* **AIM**: Leave out any picture and return the remaining listing below exactly as given.
____
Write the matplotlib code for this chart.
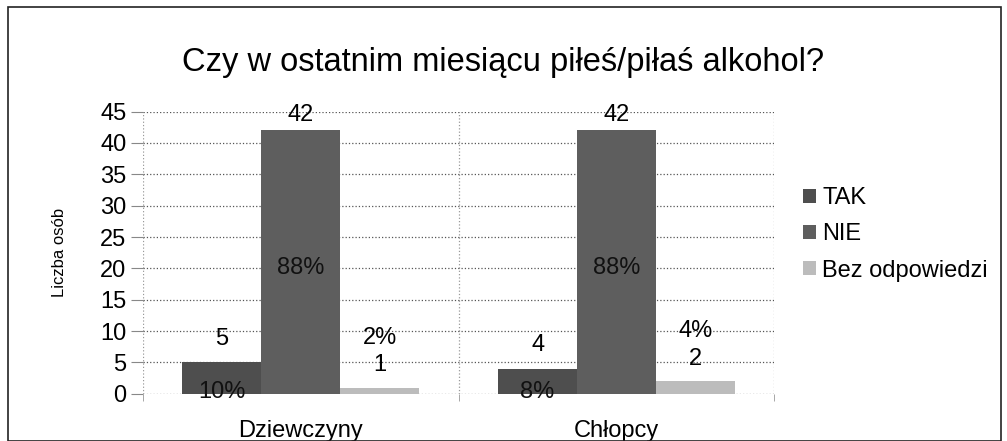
import matplotlib.pyplot as plt
import numpy as np
from matplotlib.patches import Rectangle

plt.rcParams["font.family"] = ["Liberation Sans", "DejaVu Sans"]

TITLE = "Czy w ostatnim miesiącu piłeś/piłaś alkohol?"
GROUPS = ["Dziewczyny", "Chłopcy"]
SERIES = ["TAK", "NIE", "Bez odpowiedzi"]
VALUES = {
    "TAK": [5, 4],
    "NIE": [42, 42],
    "Bez odpowiedzi": [1, 2],
}
PERCENTS = {
    "TAK": ["10%", "8%"],
    "NIE": ["88%", "88%"],
    "Bez odpowiedzi": ["2%", "4%"],
}
COLORS = ["#4e4e4e", "#5e5e5e", "#bcbcbc"]

fig = plt.figure(figsize=(10.07, 4.41), dpi=100)
ax = fig.add_axes([0.142, 0.107, 0.627, 0.640])

x = np.arange(len(GROUPS))
width = 0.25
offsets = [-width, 0, width]
FS = 17

for name, off, color in zip(SERIES, offsets, COLORS):
    vals = VALUES[name]
    ax.bar(x + off, vals, width, color=color, label=name, zorder=2)
    for xi, v, pct in zip(x + off, vals, PERCENTS[name]):
        if name == "NIE":
            ax.annotate(str(v), (xi, v), xytext=(0, 11), textcoords="offset points",
                        ha="center", va="center", fontsize=FS, zorder=3)
            ax.text(xi, 20, pct, ha="center", va="center", fontsize=FS,
                    color="#111111", zorder=3)
        elif name == "TAK":
            ax.annotate(str(v), (xi, v), xytext=(0, 17), textcoords="offset points",
                        ha="center", va="center", fontsize=FS, zorder=3)
            ax.text(xi, 0.3, pct, ha="center", va="center", fontsize=FS,
                    color="#111111", zorder=3)
        else:
            ax.annotate(str(v), (xi, v), xytext=(0, 16), textcoords="offset points",
                        ha="center", va="center", fontsize=FS, zorder=3)
            ax.annotate(pct, (xi, v), xytext=(0, 36), textcoords="offset points",
                        ha="center", va="center", fontsize=FS, zorder=3)

ax.set_xlim(-0.5, 1.5)
ax.set_ylim(0, 45)
ax.set_yticks(range(0, 46, 5))
ax.set_xticks(x)
ax.set_xticklabels(GROUPS, fontsize=17)
ax.tick_params(axis="y", labelsize=17, length=9, color="#888888", width=0.8, pad=3)
ax.tick_params(axis="x", length=0, pad=19)
ax.set_xticks([-0.5, 0.5, 1.5], minor=True)
ax.tick_params(axis="x", which="minor", length=5, color="#999999")

ax.grid(axis="y", linestyle=":", color="#555555", linewidth=0.9, zorder=0)
ax.grid(axis="x", which="minor", linestyle=":", color="#999999", linewidth=0.9, zorder=0)
for s in ax.spines.values():
    s.set_visible(False)

ax.set_ylabel("Liczba osób", fontsize=12, labelpad=24)

fig.text(0.5, 0.858, TITLE, ha="center", va="center", fontsize=23.5)

ax.legend(loc="center left", bbox_to_anchor=(1.012, 0.565), frameon=False,
          fontsize=17, handlelength=0.55, handleheight=0.55, handletextpad=0.25,
          labelspacing=0.6)

fig.add_artist(Rectangle((0.008, 0.0), 0.986, 0.985, transform=fig.transFigure,
                         fill=False, edgecolor="#222222", linewidth=1.2))

fig.savefig("out.png", dpi=100)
____
* **PROBLEM SOLUTION**:
Write the matplotlib code for this chart.
import matplotlib.pyplot as plt
import numpy as np
from matplotlib.patches import Rectangle

plt.rcParams["font.family"] = ["Liberation Sans", "DejaVu Sans"]

TITLE = "Czy w ostatnim miesiącu piłeś/piłaś alkohol?"
GROUPS = ["Dziewczyny", "Chłopcy"]
SERIES = ["TAK", "NIE", "Bez odpowiedzi"]
VALUES = {
    "TAK": [5, 4],
    "NIE": [42, 42],
    "Bez odpowiedzi": [1, 2],
}
PERCENTS = {
    "TAK": ["10%", "8%"],
    "NIE": ["88%", "88%"],
    "Bez odpowiedzi": ["2%", "4%"],
}
COLORS = ["#4e4e4e", "#5e5e5e", "#bcbcbc"]

fig = plt.figure(figsize=(10.07, 4.41), dpi=100)
ax = fig.add_axes([0.142, 0.107, 0.627, 0.640])

x = np.arange(len(GROUPS))
width = 0.25
offsets = [-width, 0, width]
FS = 17

for name, off, color in zip(SERIES, offsets, COLORS):
    vals = VALUES[name]
    ax.bar(x + off, vals, width, color=color, label=name, zorder=2)
    for xi, v, pct in zip(x + off, vals, PERCENTS[name]):
        if name == "NIE":
            ax.annotate(str(v), (xi, v), xytext=(0, 11), textcoords="offset points",
                        ha="center", va="center", fontsize=FS, zorder=3)
            ax.text(xi, 20, pct, ha="center", va="center", fontsize=FS,
                    color="#111111", zorder=3)
        elif name == "TAK":
            ax.annotate(str(v), (xi, v), xytext=(0, 17), textcoords="offset points",
                        ha="center", va="center", fontsize=FS, zorder=3)
            ax.text(xi, 0.3, pct, ha="center", va="center", fontsize=FS,
                    color="#111111", zorder=3)
        else:
            ax.annotate(str(v), (xi, v), xytext=(0, 16), textcoords="offset points",
                        ha="center", va="center", fontsize=FS, zorder=3)
            ax.annotate(pct, (xi, v), xytext=(0, 36), textcoords="offset points",
                        ha="center", va="center", fontsize=FS, zorder=3)

ax.set_xlim(-0.5, 1.5)
ax.set_ylim(0, 45)
ax.set_yticks(range(0, 46, 5))
ax.set_xticks(x)
ax.set_xticklabels(GROUPS, fontsize=17)
ax.tick_params(axis="y", labelsize=17, length=9, color="#888888", width=0.8, pad=3)
ax.tick_params(axis="x", length=0, pad=19)
ax.set_xticks([-0.5, 0.5, 1.5], minor=True)
ax.tick_params(axis="x", which="minor", length=5, color="#999999")

ax.grid(axis="y", linestyle=":", color="#555555", linewidth=0.9, zorder=0)
ax.grid(axis="x", which="minor", linestyle=":", color="#999999", linewidth=0.9, zorder=0)
for s in ax.spines.values():
    s.set_visible(False)

ax.set_ylabel("Liczba osób", fontsize=12, labelpad=24)

fig.text(0.5, 0.858, TITLE, ha="center", va="center", fontsize=23.5)

ax.legend(loc="center left", bbox_to_anchor=(1.012, 0.565), frameon=False,
          fontsize=17, handlelength=0.55, handleheight=0.55, handletextpad=0.25,
          labelspacing=0.6)

fig.add_artist(Rectangle((0.008, 0.0), 0.986, 0.985, transform=fig.transFigure,
                         fill=False, edgecolor="#222222", linewidth=1.2))

fig.savefig("out.png", dpi=100)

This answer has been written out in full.